Le Corti hanno iniziato a mostrare maggiore sensibilità rispetto al fenomeno i cui numeri, però, restano importanti. E così la cronaca ha registrato esempi di esclusioni eccellenti. Come quella di Salvatore Borsellino al processo sulla Trattativa. Ed è proprio nella veste di parte civile che un paio di giorni fa il fratello del giudice assassinato dalla mafia ha potuto togliersi un paio di sassolini dalle scarpe. Facevano ancora male, nonostante fossero passati due anni.
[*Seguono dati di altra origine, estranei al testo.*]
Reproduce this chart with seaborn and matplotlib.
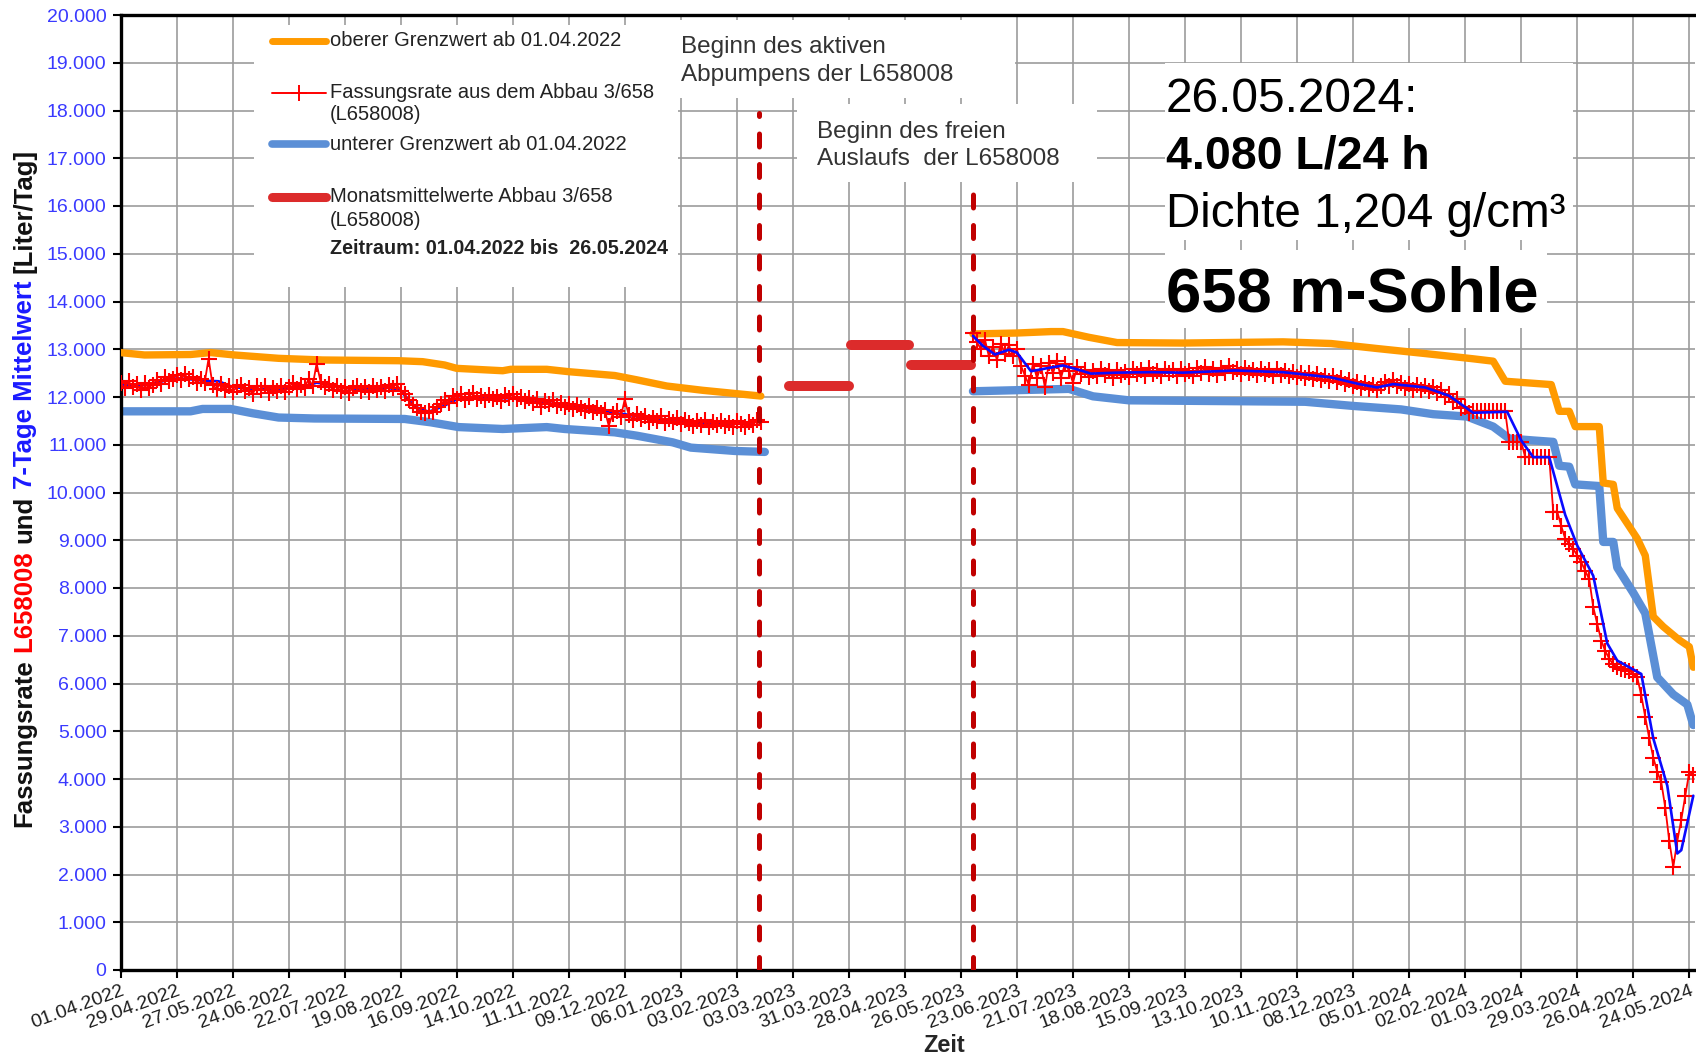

Dopo avere ascoltato la lunghissima arringa del suo legale, l’avvocato Fabio Repici – lo stesso che provato a costituirsi altrove – innanzitutto se l’è presa con i pm assenti all’udienza del processo Borsellino quater. Nessuna riconoscenza nei confronti di coloro che hanno smontato la vergogna delle inchieste costruite sulle bugie dei finti pentiti. “Nessuno ha ritenuto di dovere presenziare all’udienza”, ha scritto Borsellino che non è stato tenero neppure con l’unico rappresentante dell’accusa presente – Stefano Luciani – colpevole, a suo dire, di non avere neppure incrociato il suo sguardo per un saluto.

Per Borsellino si è trattato di un gesto deliberato, figlio della “fatwa” lanciata contro di lui da Nico Gozzo e Sergio Lari. Il primo oggi fa il sostituto procuratore generale a Palermo, mentre il secondo è il procuratore generale di Caltanissetta. Sono stati i due magistrati che hanno riaperto le indagini sulla strage di via D’Amelio. Due anni fa, però, criticarono l’abbraccio fra Salvatore Borsellino e Massimo Ciancimino alla commemorazione dell’eccidio, vedendo in quell’immagine il simbolo di un’antimafia urlata che dimenticava le vere icone della legalità per rimpiazzarle con personaggi dalla discutibile credibilità processuale. Un’antimafia che deborda, con movimenti e associazioni pronti a salire sulla giostra delle parti civili.